Agricultural scientists in southwest China's Guangxi Zhuang Autonomous Region have developed a new strain of drought-resistant high-yield hybrid rice after more than ten years of research.
The new strain, "Peiza Guihan No.1", has been part of a regional experiment for two years running and attained the highest yield in all the ten strains involved in the experiment, said Li Daoyuan, leader of the research team.
"If it can pass another year of examination, it will be expanded in large scale in the country," said Li, researcher of the Rice Research Institute of the Guangxi Academy of Agriculture.
Li said that the strain has been planted experimentally in the dry areas of Guangxi for years. The results show that it has high resistance to drought, diseases, and cold weather. More importantly, the per hectare yield of the new strain could reach 6,000 kilograms, double that of the normal strains which are widely planted in Guangxi.
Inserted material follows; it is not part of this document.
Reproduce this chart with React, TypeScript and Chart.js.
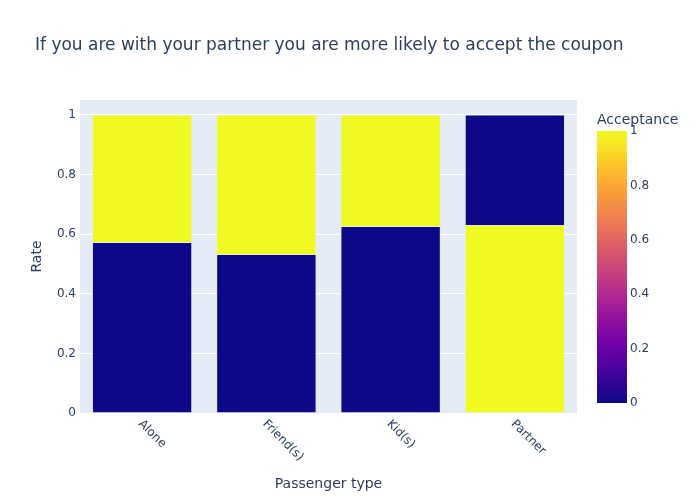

Besides, Li said that the new strain is of high quality. A quality analysis made by the Ministry of Agriculture shows that the overall quality of the new strain is up to the national second-class high-quality standard, while its seven indexes measure up to the first-class standard.
China plants 33 million hectares of rice every year, mainly in the areas to the south of the Yangtze River. The normal rice strains need 6,000 cubic meters for each hectare and could not be planted in the southwestern part of the country, like Yunnan and Guizhou provinces and the Guangxi Zhuang Autonomous Region.